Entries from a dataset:
=-=-=

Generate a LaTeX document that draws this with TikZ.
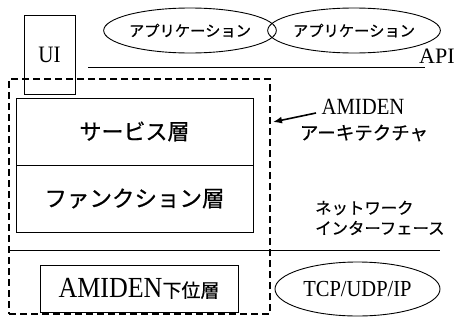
\documentclass[tikz,border=0pt]{standalone}
\usepackage{fontspec}
\setmainfont{Liberation Serif}
\newfontfamily\jp[FakeBold=0.6]{Noto Sans CJK JP}
\usetikzlibrary{arrows.meta,shapes.geometric}
\tikzset{
  box/.style={draw, line width=0.9pt, inner sep=0pt},
  oval/.style={draw, ellipse, line width=0.9pt, inner sep=0pt},
  dashbox/.style={draw, line width=1.8pt, dash pattern=on 7pt off 4pt, inner sep=0pt},
  thinline/.style={line width=0.9pt},
  arr/.style={line width=1.6pt, -{Latex[length=9pt,width=7pt]}},
  lbl/.style={inner sep=0pt},
}
\newcommand{\fs}[1]{\fontsize{#1}{#1}\selectfont}
\newcommand{\tall}[1]{\scalebox{1}[1.12]{#1}}
\begin{document}
\begin{tikzpicture}[x=1pt,y=-1pt]
\useasboundingbox (0,0) rectangle (457,324);
% UI box
\node[box, minimum width=51pt, minimum height=79pt, font=\fs{21}] (ui) at (49.5,54.5) {\tall{UI}};
% applications
\node[oval, minimum width=160pt, minimum height=45pt, font=\jp\fs{15.3}] (app1) at (190,30.5) {アプリケーション};
\node[oval, minimum width=162pt, minimum height=45pt, font=\jp\fs{15.3}] (app2) at (354,30.5) {アプリケーション};
% API line
\coordinate (apiL) at (88,67);
\coordinate (apiR) at (425,67);
\draw[thinline] (apiL) -- (apiR);
\node[lbl, anchor=base west, font=\fs{22}] (api) at (419,63) {API};
% dashed architecture box
\node[dashbox, minimum width=261pt, minimum height=235pt] (arch) at (139.5,196.5) {};
% service and function layers
\node[box, minimum width=237pt, minimum height=67pt, font=\jp\fs{22}] (svc) at (134.5,131.5) {サービス層};
\node[box, minimum width=237pt, minimum height=67pt, font=\jp\fs{22.5}] (func) at (134.5,198.5) {ファンクション層};
% label and arrow
\node[lbl, font=\fs{20.7}] (amiden) at (363,107) {\tall{AMIDEN}};
\node[lbl, font=\jp\fs{18.5}] (archlbl) at (364,133) {アーキテクチャ};
\coordinate (tail) at (316,113);
\coordinate (tip) at (273,122);
\draw[arr] (tail) -- (tip);
% network interface
\node[lbl, anchor=west, font=\jp\fs{16.4}] (net1) at (315,208) {ネットワーク};
\node[lbl, anchor=west, font=\jp\fs{16.4}] (net2) at (315,228) {インターフェース};
\coordinate (netL) at (9,250);
\coordinate (netR) at (440,250);
\draw[thinline] (netL) -- (netR);
% lower layer
\node[box, minimum width=198pt, minimum height=47pt] (low) at (139,288.5) {\fs{26}\tall{AMIDEN}\jp\fs{19}下位層};
% TCP/UDP/IP
\node[oval, minimum width=165pt, minimum height=54pt, font=\fs{20.5}] (tcp) at (357.5,289) {\tall{TCP/UDP/IP}};
\end{tikzpicture}
\end{document}
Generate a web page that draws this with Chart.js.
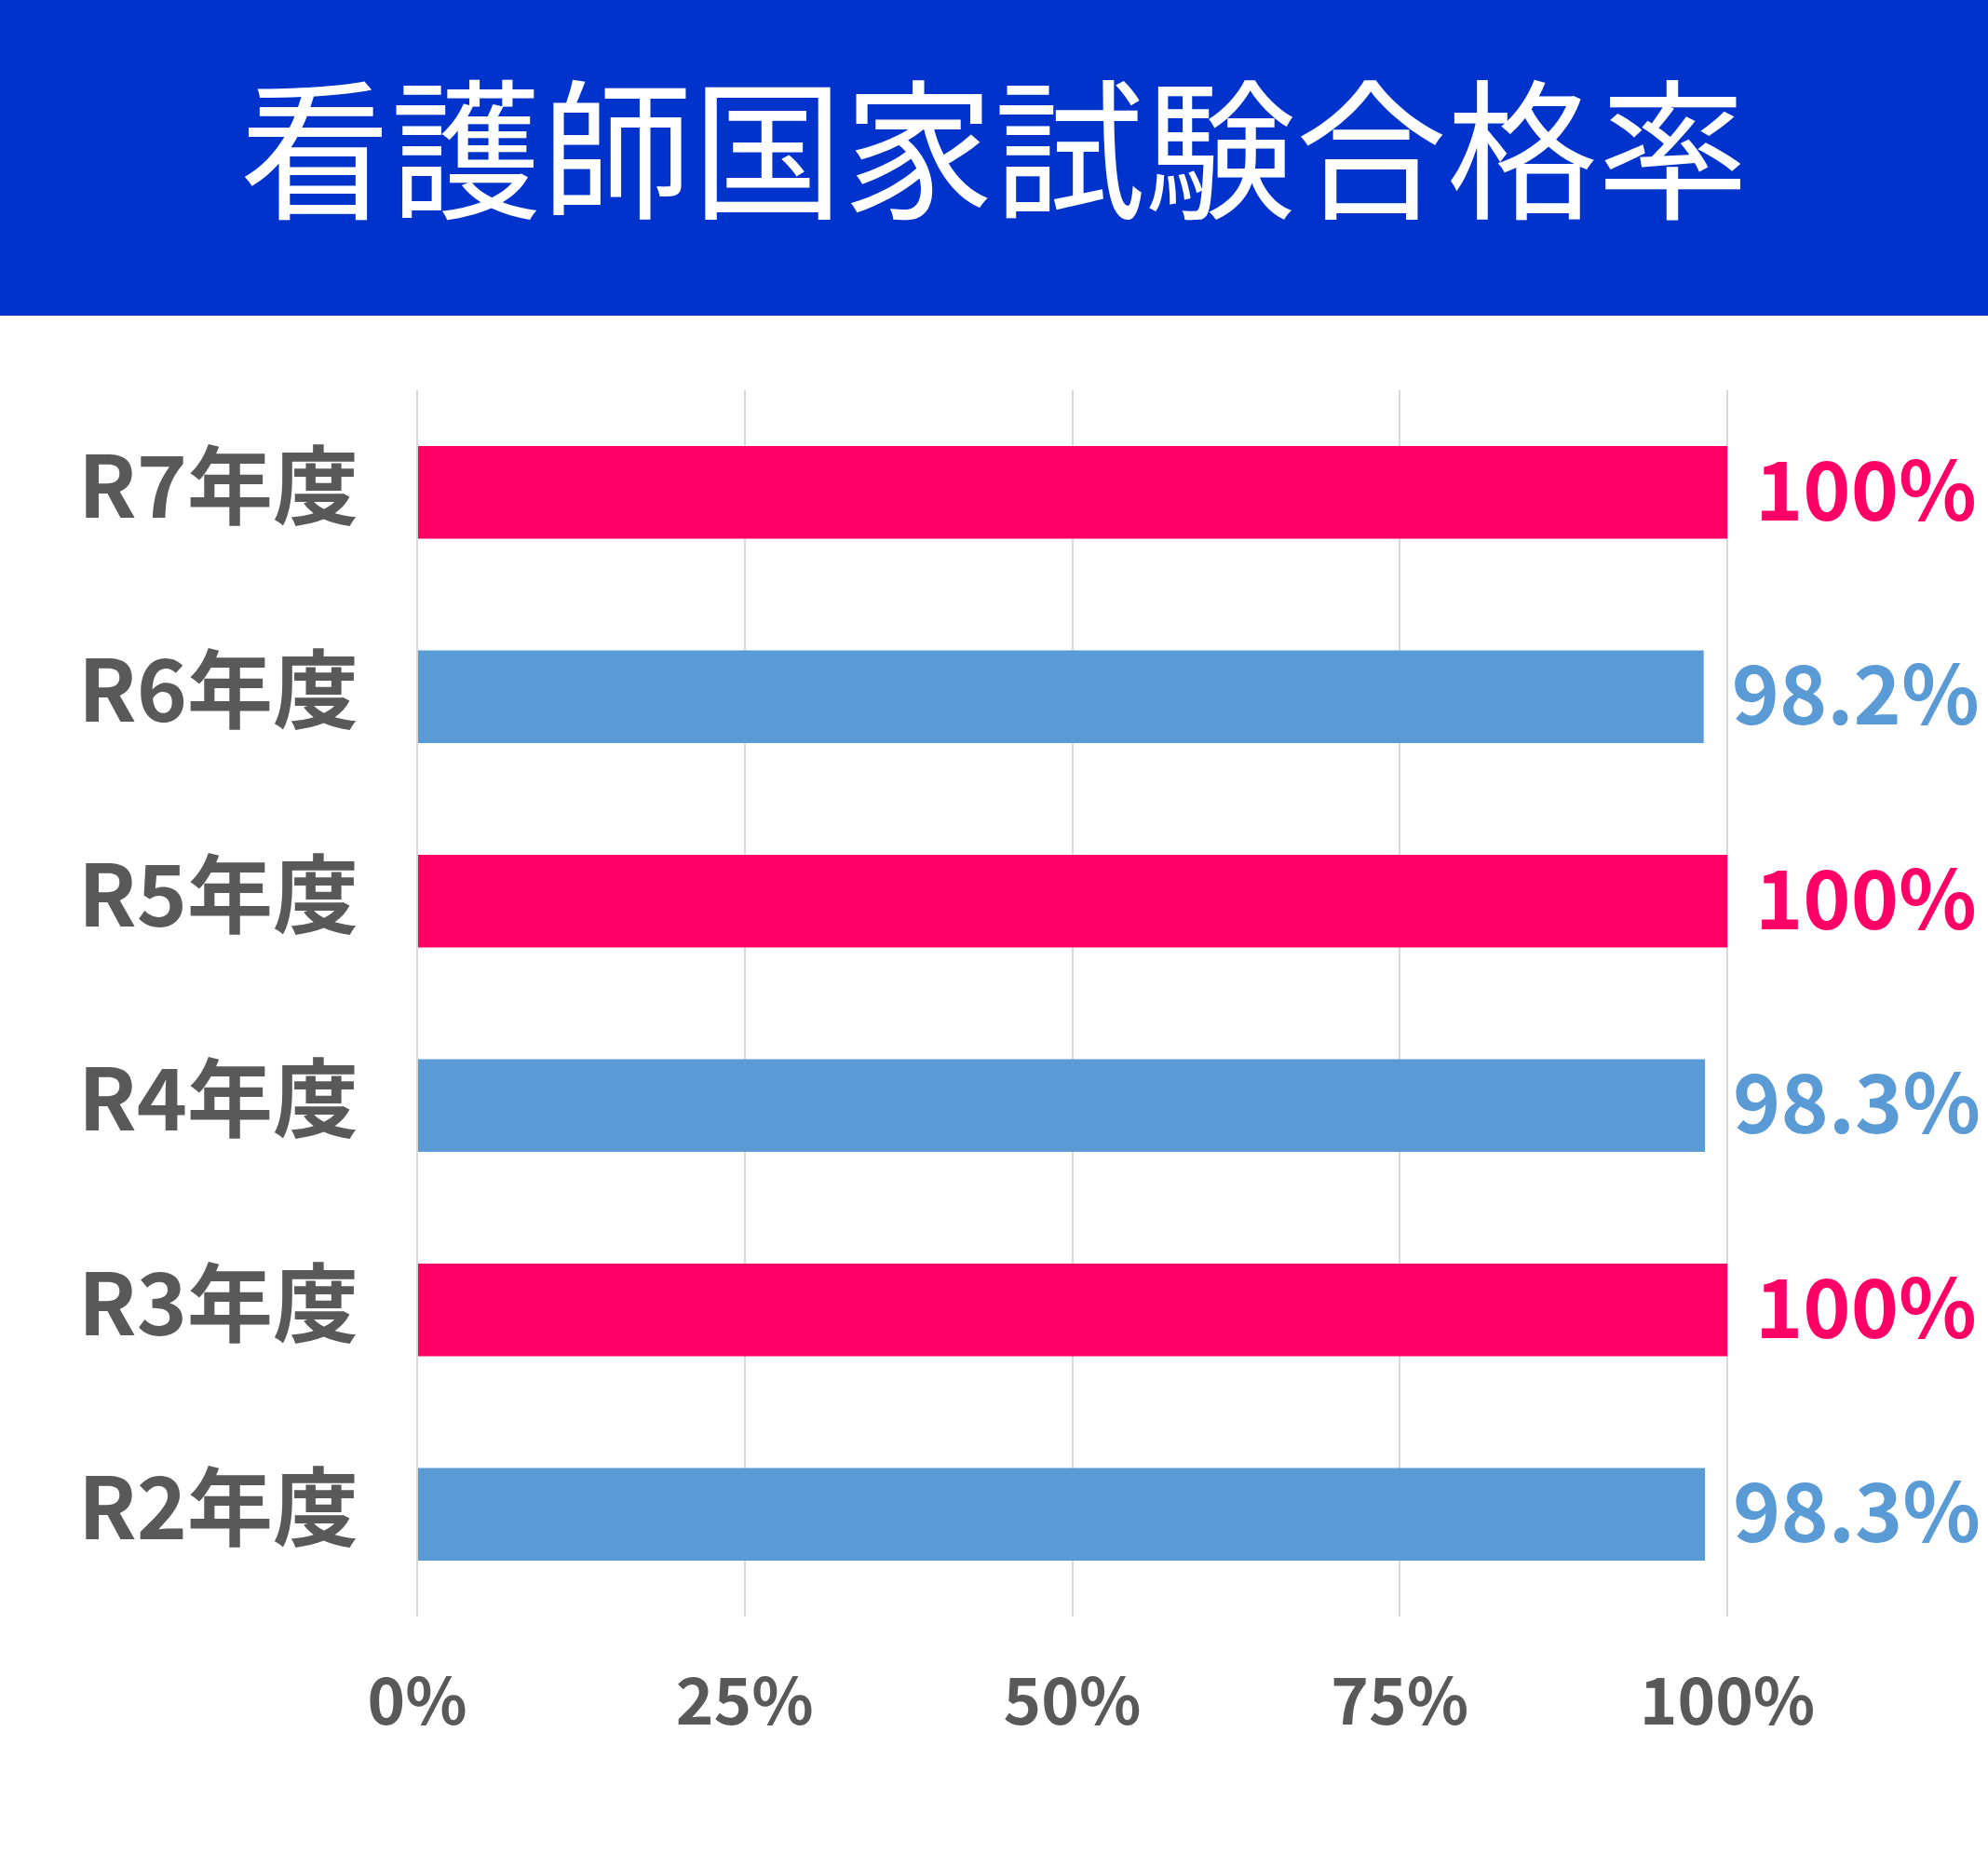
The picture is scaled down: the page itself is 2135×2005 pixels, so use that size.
<!DOCTYPE html>
<html><head><meta charset="utf-8">
<script src="https://cdn.jsdelivr.net/npm/chart.js@4"></script>
<style>
html,body{margin:0;padding:0;background:#fff;overflow:hidden;}
#hdr{width:2135px;height:339px;background:#0033CC;color:#fff;font-family:"Noto Sans CJK JP";font-size:162px;line-height:306px;text-align:center;white-space:nowrap;overflow:hidden;}
#wrap{width:2135px;height:1666px;}
canvas{display:block;}
</style></head><body>
<div id="hdr">看護師国家試験合格率</div>
<div id="wrap"><canvas id="c" width="2135" height="1666"></canvas></div>
<script>
const categories = ['R7年度','R6年度','R5年度','R4年度','R3年度','R2年度'];
const passRates = [100, 98.2, 100, 98.3, 100, 98.3];
const valueLabels = ['100%','98.2%','100%','98.3%','100%','98.3%'];
const tickLabels = ['0%','25%','50%','75%','100%'];
const barColors = ['#FF0066','#5B9BD5','#FF0066','#5B9BD5','#FF0066','#5B9BD5'];

const valueLabelPlugin = {
  id: 'valueLabels',
  afterDatasetsDraw(chart) {
    const ctx = chart.ctx;
    const meta = chart.getDatasetMeta(0);
    ctx.save();
    ctx.font = 'bold 87px "Noto Sans CJK JP"';
    ctx.textAlign = 'left';
    ctx.textBaseline = 'middle';
    meta.data.forEach((bar, i) => {
      ctx.fillStyle = barColors[i];
      ctx.fillText(valueLabels[i], bar.x + 30, bar.y - 3);
    });
    ctx.restore();
  }
};

new Chart(document.getElementById('c'), {
  type: 'bar',
  data: {
    labels: categories,
    datasets: [{
      data: passRates,
      backgroundColor: barColors,
      borderWidth: 0,
      categoryPercentage: 0.4535,
      barPercentage: 1.0
    }]
  },
  options: {
    indexAxis: 'y',
    responsive: false,
    animation: false,
    devicePixelRatio: 1,
    layout: { padding: { top: 80, right: 280, bottom: 0, left: 0 } },
    plugins: { legend: { display: false }, tooltip: { enabled: false } },
    scales: {
      x: {
        min: 0, max: 100,
        ticks: {
          stepSize: 25,
          padding: 48,
          color: '#595959',
          font: { family: 'Noto Sans CJK JP', size: 69, weight: 'bold' },
          callback: (v, i) => tickLabels[i]
        },
        grid: { color: '#D9D9D9', lineWidth: 2, drawTicks: false },
        border: { display: false },
        afterFit(scale) { scale.height = 269; scale.paddingLeft = 0; scale.paddingRight = 0; }
      },
      y: {
        ticks: {
          padding: 63,
          labelOffset: -8,
          color: '#595959',
          font: { family: 'Noto Sans CJK JP', size: 92, weight: 'bold' }
        },
        grid: { display: false, drawTicks: false },
        border: { display: false },
        afterFit(scale) { scale.width = 448; scale.paddingTop = 0; scale.paddingBottom = 0; }
      }
    }
  },
  plugins: [valueLabelPlugin]
});
</script>
</body></html>
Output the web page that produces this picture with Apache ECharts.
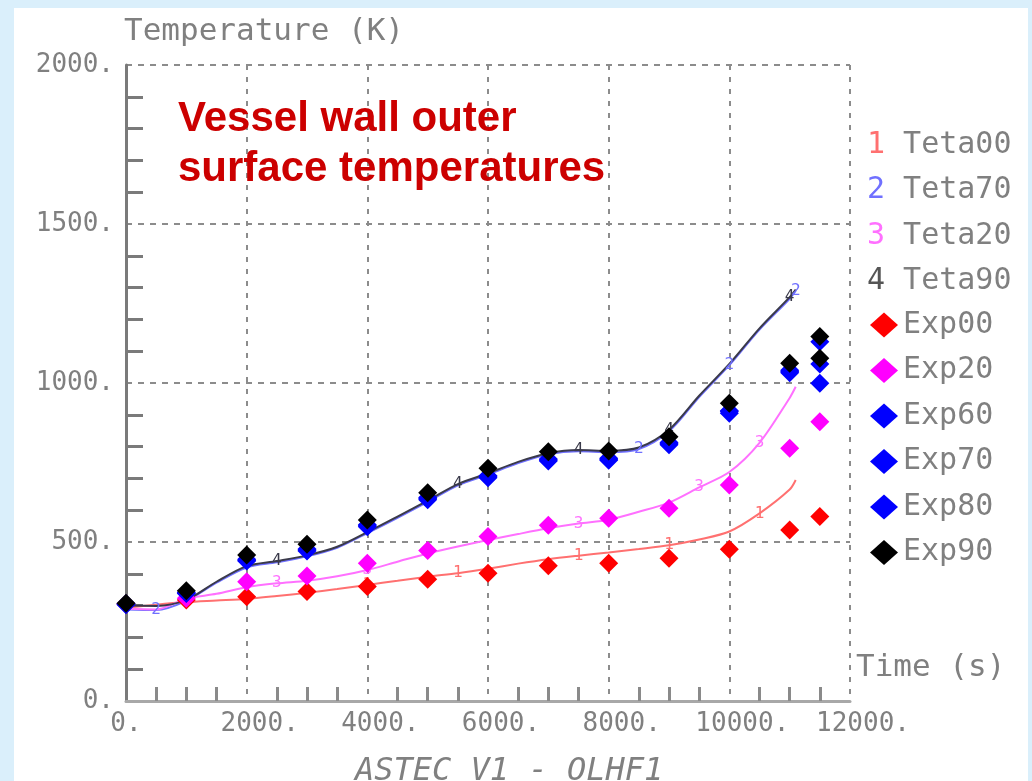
<!DOCTYPE html>
<html>
<head>
<meta charset="utf-8">
<script src="https://cdn.jsdelivr.net/npm/echarts@6/dist/echarts.min.js"></script>
<style>
html,body{margin:0;padding:0;background:#daeffb;}
#chart{width:1032px;height:781px;}
</style>
</head>
<body>
<div id="chart"></div>
<script>
// ---- data ----
const simTime = [0,500,1000,1500,2000,2500,3000,3500,4000,4500,5000,5500,6000,6500,7000,7500,8000,8500,9000,9500,10000,10500,11000,11100];
const teta00 = [293,303,311,316,321,330,340,352,365,378,391,402,416,432,446,457,467,478,490,508,533,590,665,695];
const teta70 = [288,286,315,372,420,436,455,482,528,576,626,678,712,748,776,785,782,792,848,956,1056,1168,1265,1290];
const teta20 = [290,288,322,337,358,370,378,392,412,438,464,486,506,525,543,558,570,595,624,672,720,812,953,988];
const teta90 = [300,299,318,375,424,440,458,485,531,580,630,682,716,752,779,789,787,797,853,960,1060,1172,1270,1294];

const expTime = [0,1000,2000,3000,4000,5000,6000,7000,8000,9000,10000,11000,11500];
const exp00 = [305,318,328,344,360,383,402,425,433,449,477,538,580];
const exp20 = [305,323,375,393,433,473,517,553,575,606,679,795,878];
const exp60 = [303,338,440,472,548,633,702,755,757,806,905,1032,999];
const exp70 = [305,340,443,475,551,637,705,758,760,810,910,1036,1130];
const exp80 = [306,342,446,478,554,640,708,761,763,813,913,1040,1060];
const exp90 = [307,347,459,493,569,655,732,784,786,831,936,1062,1146];
const exp90ExtraTime = [11500];
const exp90Extra = [1078];

// curve-label positions (indices into simTime)
const lab00 = [8,11,15,18,21];
const lab70 = [1,10,17,20,23];
const lab20 = [5,8,15,19,21];
const lab90 = [5,11,15,18,22];

const xTicks = {min:0, max:12000, interval:2000};
const yTicks = {min:0, max:2000, interval:500};

// ---- chart ----
const MONO = "'DejaVu Sans Mono', 'Liberation Mono', monospace";
const GREY = '#808080';
const chart = echarts.init(document.getElementById('chart'));

function pairs(t, v){ return t.map((x,i)=>[x, v[i]]); }

function simSeries(name, vals, color, digit, labIdx){
  return {
    name, type:'line', data: pairs(simTime, vals), smooth:0.3,
    symbol:'circle', symbolSize:1, showSymbol:true, showAllSymbol:true,
    itemStyle:{color:'transparent'},
    lineStyle:{color, width:2},
    label:{show:true, position:'inside', color, fontFamily:MONO, fontSize:16,
      formatter:p=> labIdx.includes(p.dataIndex) ? digit : ''},
    emphasis:{disabled:true}, silent:true, z:2
  };
}
function expSeries(name, t, vals, color){
  return {name, type:'scatter', data:pairs(t, vals), symbol:'diamond', symbolSize:19,
    itemStyle:{color, opacity:1}, emphasis:{disabled:true}, z:3};
}

const option = {
  backgroundColor:'#daeffb',
  animation:false,
  grid:{left:126, right:182, top:65, bottom:80},
  xAxis:{type:'value', min:xTicks.min, max:xTicks.max, interval:xTicks.interval,
    axisLine:{lineStyle:{color:'#a8a8a8', width:3}},
    axisTick:{show:false, inside:true},
    minorTick:{show:true, splitNumber:4, length:14, lineStyle:{color:'#8a8a8a', width:3}},
    splitLine:{show:true, lineStyle:{type:[5,7], color:'#8c8c8c', width:2}},
    axisLabel:{formatter:v=> v===0 ? '{z|0.}' : '{n|'+v+'.}', fontFamily:MONO, fontSize:26, color:GREY, margin:10,
      rich:{
        z:{fontFamily:MONO, fontSize:26, color:GREY, padding:[0,0,0,0]},
        n:{fontFamily:MONO, fontSize:26, color:GREY, padding:[0,0,0,26]}
      }}
  },
  yAxis:{type:'value', min:yTicks.min, max:yTicks.max, interval:yTicks.interval,
    axisLine:{show:true, lineStyle:{color:'#7a7a7a', width:3}},
    axisTick:{show:false, inside:true},
    minorTick:{show:true, splitNumber:5, length:17, lineStyle:{color:'#7a7a7a', width:3}},
    splitLine:{show:true, lineStyle:{type:[6,6], color:'#8c8c8c', width:2}},
    axisLabel:{formatter:v=>v+'.', fontFamily:MONO, fontSize:26, color:GREY, margin:12}
  },
  legend:[
    {orient:'vertical', left:857, top:125, itemGap:15.5, itemWidth:0, itemHeight:14,
     icon:'rect', inactiveColor:'#ccc',
     data:['Teta00','Teta70','Teta20','Teta90'],
     itemStyle:{opacity:0}, lineStyle:{opacity:0},
     textStyle:{fontFamily:MONO, fontSize:30, color:GREY, lineHeight:30,
       rich:{
         d1:{color:'#ff7070', fontFamily:MONO, fontSize:30, lineHeight:30},
         d2:{color:'#7070ff', fontFamily:MONO, fontSize:30, lineHeight:30},
         d3:{color:'#ff70ff', fontFamily:MONO, fontSize:30, lineHeight:30},
         d4:{color:'#555555', fontFamily:MONO, fontSize:30, lineHeight:30}
       }},
     formatter:n=>{
       const m={Teta00:['d1','1'],Teta70:['d2','2'],Teta20:['d3','3'],Teta90:['d4','4']}[n];
       return '{'+m[0]+'|'+m[1]+'} '+n;
     }
    },
    {orient:'vertical', left:865, top:305, itemGap:15.5, itemWidth:28, itemHeight:25,
     icon:'diamond',
     data:['Exp00','Exp20','Exp60','Exp70','Exp80','Exp90'],
     textStyle:{fontFamily:MONO, fontSize:30, color:GREY, lineHeight:30}
    }
  ],
  graphic:[
    {type:'rect', shape:{x:14, y:8, width:1014, height:790}, style:{fill:'#ffffff'}, z:-10, silent:true},
    {type:'text', left:178, top:94, z:10, silent:true,
     style:{text:'Vessel wall outer\nsurface temperatures', fill:'#cc0000',
       font:"bold 42px 'Liberation Sans', Arial, sans-serif", lineHeight:50}},
    {type:'text', x:124, y:32, z:10, silent:true,
     style:{text:'Temperature (K)', fill:GREY, font:"31px "+MONO, textVerticalAlign:'middle'}},
    {type:'text', x:856, y:668, z:10, silent:true,
     style:{text:'Time (s)', fill:GREY, font:"31px "+MONO, textVerticalAlign:'middle'}},
    {type:'text', x:355, y:772, z:10, silent:true,
     style:{text:'ASTEC V1 - OLHF1', fill:GREY, font:"italic 32px "+MONO, textVerticalAlign:'middle'}}
  ],
  series:[
    simSeries('Teta00', teta00, '#ff7070', '1', lab00),
    simSeries('Teta70', teta70, '#7070ff', '2', lab70),
    simSeries('Teta20', teta20, '#ff70ff', '3', lab20),
    simSeries('Teta90', teta90, '#3a3a4a', '4', lab90),
    expSeries('Exp00', expTime, exp00, '#ff0000'),
    expSeries('Exp20', expTime, exp20, '#ff00ff'),
    expSeries('Exp60', expTime, exp60, '#0000ff'),
    expSeries('Exp70', expTime, exp70, '#0000ff'),
    expSeries('Exp80', expTime, exp80, '#0000ff'),
    expSeries('Exp90', expTime, exp90, '#000000'),
    expSeries('Exp90', exp90ExtraTime, exp90Extra, '#000000')
  ]
};
chart.setOption(option);
</script>
</body>
</html>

=-=-=

Find each line that has the word "page", then copy it out.

— SOLUTION FOR THIS EXERCISE —
Generate a web page that draws this with Chart.js.
The picture is scaled down: the page itself is 2135×2005 pixels, so use that size.
Output the web page that produces this picture with Apache ECharts.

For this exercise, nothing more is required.